Otro riesgo es que, con la ley pendiendo sobre sus cabezas, los profesores se autocensuren. Yo creo que en ciertas ocasiones los docentes pueden dar su mirada personal de las cosas, incluso en asuntos relativos a la historia o la política, siempre que el desarrollo de la clase lo demande y desde el convencimiento de que su opinión, en tanto subjetiva, es solo una interpretación más, incluso entre las de aquellos alumnos que piden la palabra e intervienen. El debate bien llevado en clase puede contribuir al cultivo de reflejos democráticos. Tan acostumbrados estamos a discutir “contra”, que nos cuesta aceptar la idea de que un debate no necesariamente debe terminar en una conclusión unívoca, con un vencedor y un vencido.
La realidad en estado puro es inaprensible y nuestra aproximación a ella se enriquece cuando se suman distintas perspectivas. La física cuántica, que en su escaneo del átomo sondeó el misterio de lo real, reveló el modo en que la mirada del observador incide en la configuración de esa realidad. La política o la historia no escapan de este principio. Los hechos del pasado ocurrieron de una sola manera, pero son presente porque nos constituyen y porque siguen generando consecuencias que cada cual observa desde sus zapatos y a partir de una experiencia personal insustituible –vivencias, lecturas, sensibilidad– que sin duda tiñe el fenómeno observado. En una democracia sana, en un aula sana, esas miradas distintas se saben complementarias y pueden coexistir. La cosa se complica cuando, en el aula o el país, el poder impone un relato único como fuente de toda verdad.

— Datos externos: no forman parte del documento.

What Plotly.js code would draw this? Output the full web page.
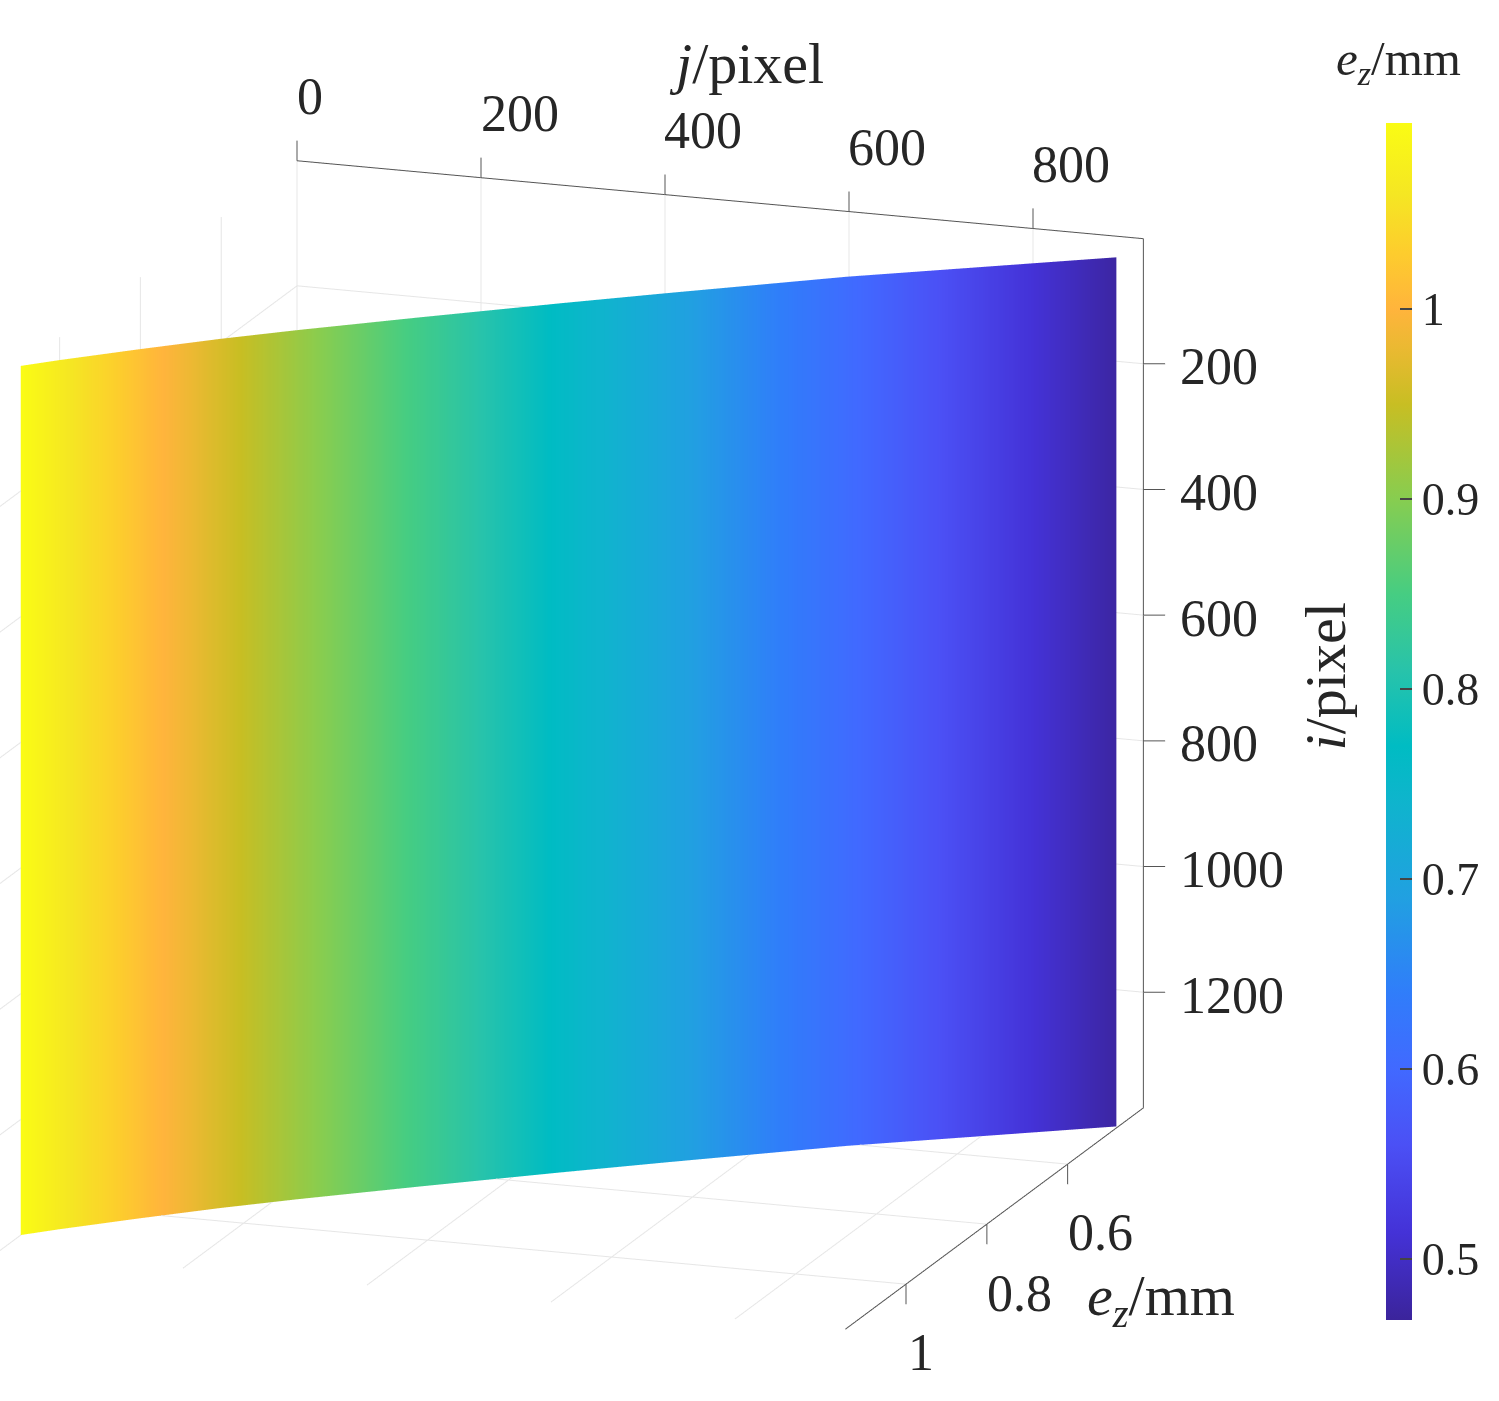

“El espíritu crítico es la gran conquista de la edad moderna –dijo Octavio Paz–. Nuestra civilización se ha fundado precisamente sobre la noción de crítica: nada hay sagrado o intocable para el pensamiento excepto la libertad de pensar. Un pensamiento que renuncia a la crítica, especialmente a la crítica de sí mismo, no es pensamiento”. Está muy claro: las buenas costumbres empiezan por casa.